------ Input rows ------
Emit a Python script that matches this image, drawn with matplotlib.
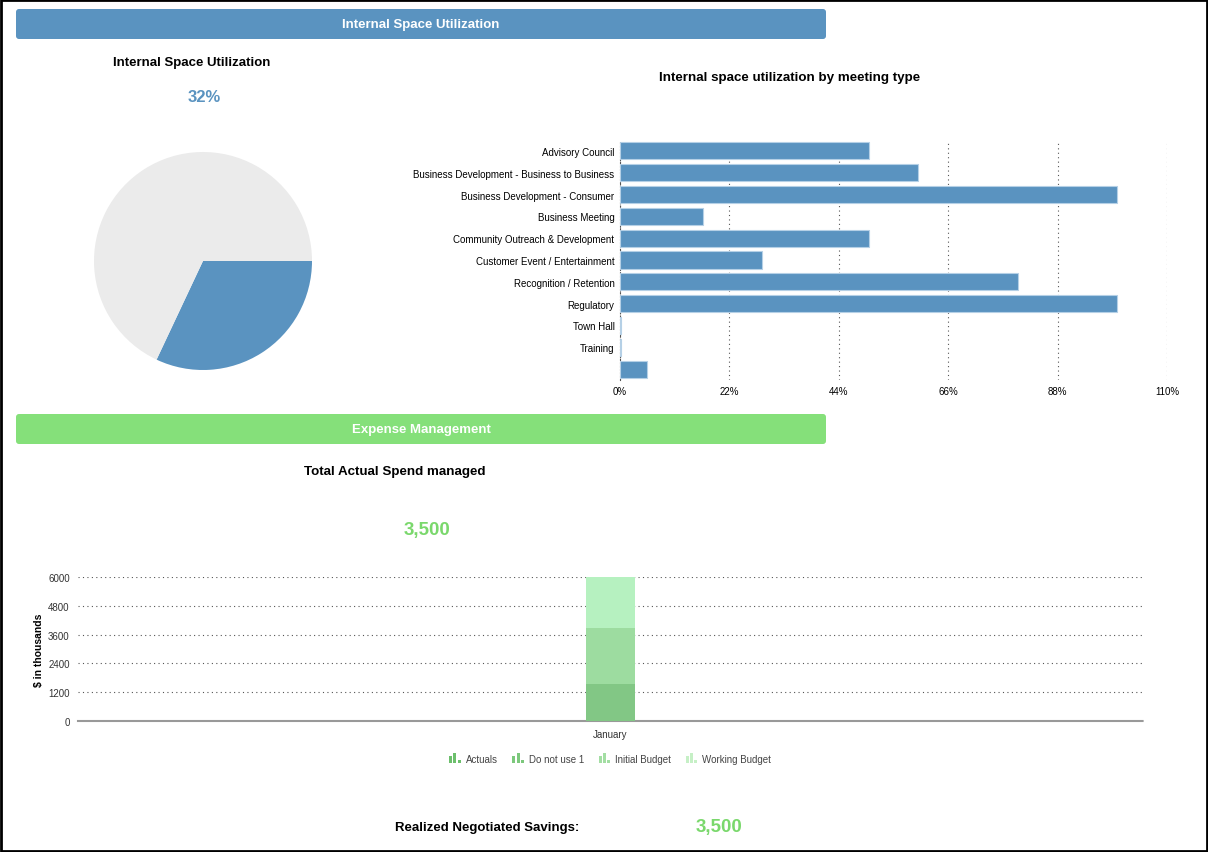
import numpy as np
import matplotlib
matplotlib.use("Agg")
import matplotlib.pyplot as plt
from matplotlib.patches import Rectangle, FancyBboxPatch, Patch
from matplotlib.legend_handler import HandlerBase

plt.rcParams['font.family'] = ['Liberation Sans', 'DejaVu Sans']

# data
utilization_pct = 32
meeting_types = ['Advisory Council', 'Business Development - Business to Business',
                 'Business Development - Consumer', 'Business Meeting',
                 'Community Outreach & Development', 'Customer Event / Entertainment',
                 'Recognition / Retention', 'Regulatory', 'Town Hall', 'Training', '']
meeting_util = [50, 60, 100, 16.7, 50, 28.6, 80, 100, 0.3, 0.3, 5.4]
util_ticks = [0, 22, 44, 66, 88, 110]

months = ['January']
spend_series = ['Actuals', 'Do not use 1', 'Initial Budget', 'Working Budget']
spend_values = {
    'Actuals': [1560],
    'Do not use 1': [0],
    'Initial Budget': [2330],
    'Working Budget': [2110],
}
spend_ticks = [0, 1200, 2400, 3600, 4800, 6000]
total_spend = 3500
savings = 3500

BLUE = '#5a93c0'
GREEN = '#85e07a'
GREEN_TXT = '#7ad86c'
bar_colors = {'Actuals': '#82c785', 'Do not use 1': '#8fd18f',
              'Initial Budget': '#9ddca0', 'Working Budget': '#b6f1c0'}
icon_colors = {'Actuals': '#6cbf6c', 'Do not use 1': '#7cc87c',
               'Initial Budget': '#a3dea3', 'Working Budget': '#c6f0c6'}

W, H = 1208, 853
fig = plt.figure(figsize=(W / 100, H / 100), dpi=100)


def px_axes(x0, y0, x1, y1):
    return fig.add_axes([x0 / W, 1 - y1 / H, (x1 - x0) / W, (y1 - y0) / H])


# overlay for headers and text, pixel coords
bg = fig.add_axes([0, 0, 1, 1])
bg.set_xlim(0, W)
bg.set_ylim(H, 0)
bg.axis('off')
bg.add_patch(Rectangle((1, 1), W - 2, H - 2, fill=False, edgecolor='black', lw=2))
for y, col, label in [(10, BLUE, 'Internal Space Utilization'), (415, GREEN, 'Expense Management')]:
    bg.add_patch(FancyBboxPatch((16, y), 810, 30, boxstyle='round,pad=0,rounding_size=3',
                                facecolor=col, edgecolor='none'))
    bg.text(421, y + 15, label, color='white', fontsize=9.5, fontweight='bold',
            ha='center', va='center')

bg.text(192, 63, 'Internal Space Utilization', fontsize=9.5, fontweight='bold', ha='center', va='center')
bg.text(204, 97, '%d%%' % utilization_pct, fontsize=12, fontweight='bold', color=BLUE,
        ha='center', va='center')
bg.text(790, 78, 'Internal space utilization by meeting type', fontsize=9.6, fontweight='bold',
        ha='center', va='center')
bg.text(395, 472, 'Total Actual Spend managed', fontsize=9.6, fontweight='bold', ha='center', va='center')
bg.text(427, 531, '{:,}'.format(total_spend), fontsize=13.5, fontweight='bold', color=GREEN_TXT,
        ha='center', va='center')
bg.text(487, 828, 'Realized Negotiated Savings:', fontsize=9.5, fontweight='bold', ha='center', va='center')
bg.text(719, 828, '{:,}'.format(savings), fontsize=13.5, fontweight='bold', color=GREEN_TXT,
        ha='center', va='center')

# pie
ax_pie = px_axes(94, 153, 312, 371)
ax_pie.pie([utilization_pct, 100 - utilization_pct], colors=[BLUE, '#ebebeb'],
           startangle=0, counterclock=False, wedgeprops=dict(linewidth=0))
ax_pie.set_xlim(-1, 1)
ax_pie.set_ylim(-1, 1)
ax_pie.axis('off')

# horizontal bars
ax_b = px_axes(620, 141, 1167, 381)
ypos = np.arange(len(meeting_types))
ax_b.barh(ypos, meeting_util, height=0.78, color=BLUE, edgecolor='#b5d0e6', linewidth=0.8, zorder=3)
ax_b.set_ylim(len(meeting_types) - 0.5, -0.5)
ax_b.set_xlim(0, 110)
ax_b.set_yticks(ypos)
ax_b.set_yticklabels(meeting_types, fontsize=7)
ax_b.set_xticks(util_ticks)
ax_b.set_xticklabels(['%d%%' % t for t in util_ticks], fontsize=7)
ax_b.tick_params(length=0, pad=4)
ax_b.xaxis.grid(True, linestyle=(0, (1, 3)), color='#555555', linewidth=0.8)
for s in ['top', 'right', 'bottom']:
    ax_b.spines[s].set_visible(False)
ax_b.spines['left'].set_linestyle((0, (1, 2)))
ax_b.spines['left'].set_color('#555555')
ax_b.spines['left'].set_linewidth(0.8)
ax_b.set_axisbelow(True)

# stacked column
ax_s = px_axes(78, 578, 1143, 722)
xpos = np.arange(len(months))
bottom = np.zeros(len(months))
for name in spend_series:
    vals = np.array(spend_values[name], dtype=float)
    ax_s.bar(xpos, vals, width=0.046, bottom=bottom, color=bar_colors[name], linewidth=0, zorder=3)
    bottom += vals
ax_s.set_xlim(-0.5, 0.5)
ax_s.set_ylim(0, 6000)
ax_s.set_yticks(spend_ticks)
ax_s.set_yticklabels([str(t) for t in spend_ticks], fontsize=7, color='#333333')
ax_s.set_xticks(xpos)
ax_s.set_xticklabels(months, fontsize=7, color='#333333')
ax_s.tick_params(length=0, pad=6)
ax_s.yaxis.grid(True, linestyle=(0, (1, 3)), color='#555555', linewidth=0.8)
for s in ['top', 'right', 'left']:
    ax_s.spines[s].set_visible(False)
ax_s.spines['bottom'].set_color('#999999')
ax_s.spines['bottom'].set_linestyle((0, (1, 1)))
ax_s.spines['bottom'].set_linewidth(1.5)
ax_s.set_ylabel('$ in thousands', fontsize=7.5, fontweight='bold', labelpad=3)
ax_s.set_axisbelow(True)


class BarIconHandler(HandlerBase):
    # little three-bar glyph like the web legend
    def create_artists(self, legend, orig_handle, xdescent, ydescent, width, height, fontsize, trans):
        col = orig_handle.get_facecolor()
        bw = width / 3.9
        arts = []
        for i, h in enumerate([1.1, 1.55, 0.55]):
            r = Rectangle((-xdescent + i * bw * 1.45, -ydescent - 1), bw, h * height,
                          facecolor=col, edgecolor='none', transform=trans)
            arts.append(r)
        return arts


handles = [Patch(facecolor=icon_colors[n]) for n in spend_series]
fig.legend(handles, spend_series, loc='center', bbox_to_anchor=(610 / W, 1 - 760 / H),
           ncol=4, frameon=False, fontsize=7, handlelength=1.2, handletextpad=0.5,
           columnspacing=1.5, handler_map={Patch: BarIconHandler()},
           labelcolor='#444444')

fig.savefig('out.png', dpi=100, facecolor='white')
------
------ Input rows ------
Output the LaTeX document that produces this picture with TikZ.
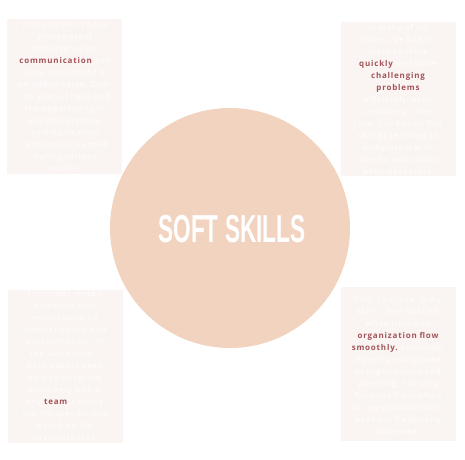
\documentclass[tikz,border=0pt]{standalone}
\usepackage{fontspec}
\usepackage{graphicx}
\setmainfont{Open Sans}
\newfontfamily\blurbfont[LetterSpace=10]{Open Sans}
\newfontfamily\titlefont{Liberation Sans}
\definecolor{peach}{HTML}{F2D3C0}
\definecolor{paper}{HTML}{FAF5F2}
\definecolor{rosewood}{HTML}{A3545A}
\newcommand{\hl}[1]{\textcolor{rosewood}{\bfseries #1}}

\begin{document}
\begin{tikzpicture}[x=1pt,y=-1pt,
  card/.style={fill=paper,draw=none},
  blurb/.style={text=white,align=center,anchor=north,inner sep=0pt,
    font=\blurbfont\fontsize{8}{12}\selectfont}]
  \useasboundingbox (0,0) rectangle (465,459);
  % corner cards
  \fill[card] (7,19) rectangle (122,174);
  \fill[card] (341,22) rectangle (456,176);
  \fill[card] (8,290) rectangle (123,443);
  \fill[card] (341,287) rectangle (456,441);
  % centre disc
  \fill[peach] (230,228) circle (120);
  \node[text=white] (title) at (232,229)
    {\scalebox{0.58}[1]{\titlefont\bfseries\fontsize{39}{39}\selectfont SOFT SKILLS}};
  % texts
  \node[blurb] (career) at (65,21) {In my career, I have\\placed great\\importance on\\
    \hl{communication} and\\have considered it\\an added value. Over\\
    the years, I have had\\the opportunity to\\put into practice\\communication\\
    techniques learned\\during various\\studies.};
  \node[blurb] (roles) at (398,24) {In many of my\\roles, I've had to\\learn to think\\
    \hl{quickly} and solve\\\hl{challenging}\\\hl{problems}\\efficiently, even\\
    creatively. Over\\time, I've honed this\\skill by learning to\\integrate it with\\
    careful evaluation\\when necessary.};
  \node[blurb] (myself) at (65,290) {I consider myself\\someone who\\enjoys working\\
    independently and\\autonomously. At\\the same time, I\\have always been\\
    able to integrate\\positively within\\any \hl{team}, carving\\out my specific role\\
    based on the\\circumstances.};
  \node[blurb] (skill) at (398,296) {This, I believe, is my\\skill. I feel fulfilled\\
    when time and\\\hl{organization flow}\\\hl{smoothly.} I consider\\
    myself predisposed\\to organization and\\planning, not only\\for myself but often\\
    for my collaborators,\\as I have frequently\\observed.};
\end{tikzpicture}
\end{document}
------
------ Input rows ------
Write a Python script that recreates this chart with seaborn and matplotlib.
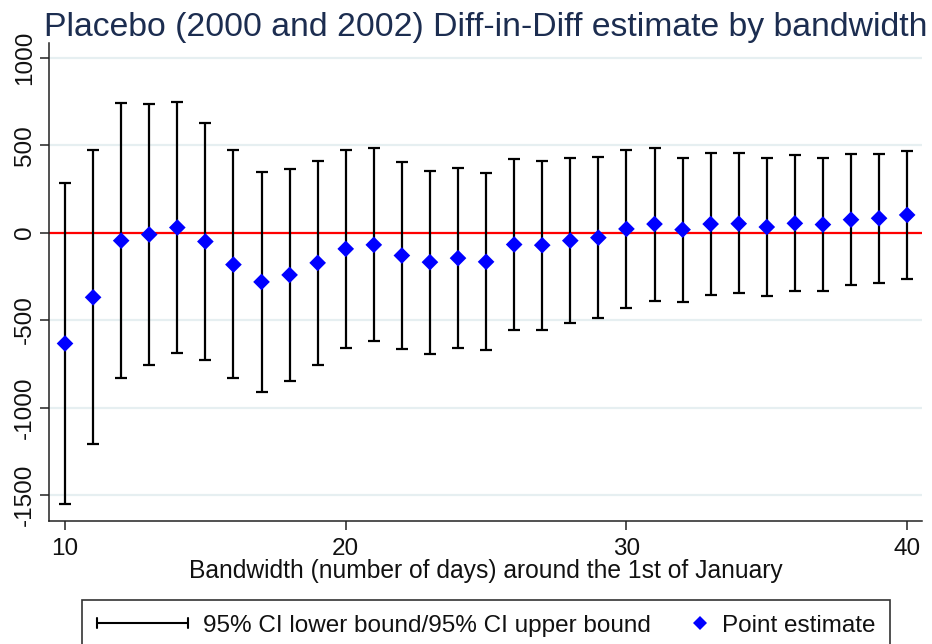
------
[Goal of the exercise]:
Provide only the count of lines in the material above that hold the word "script".

[Result]:
2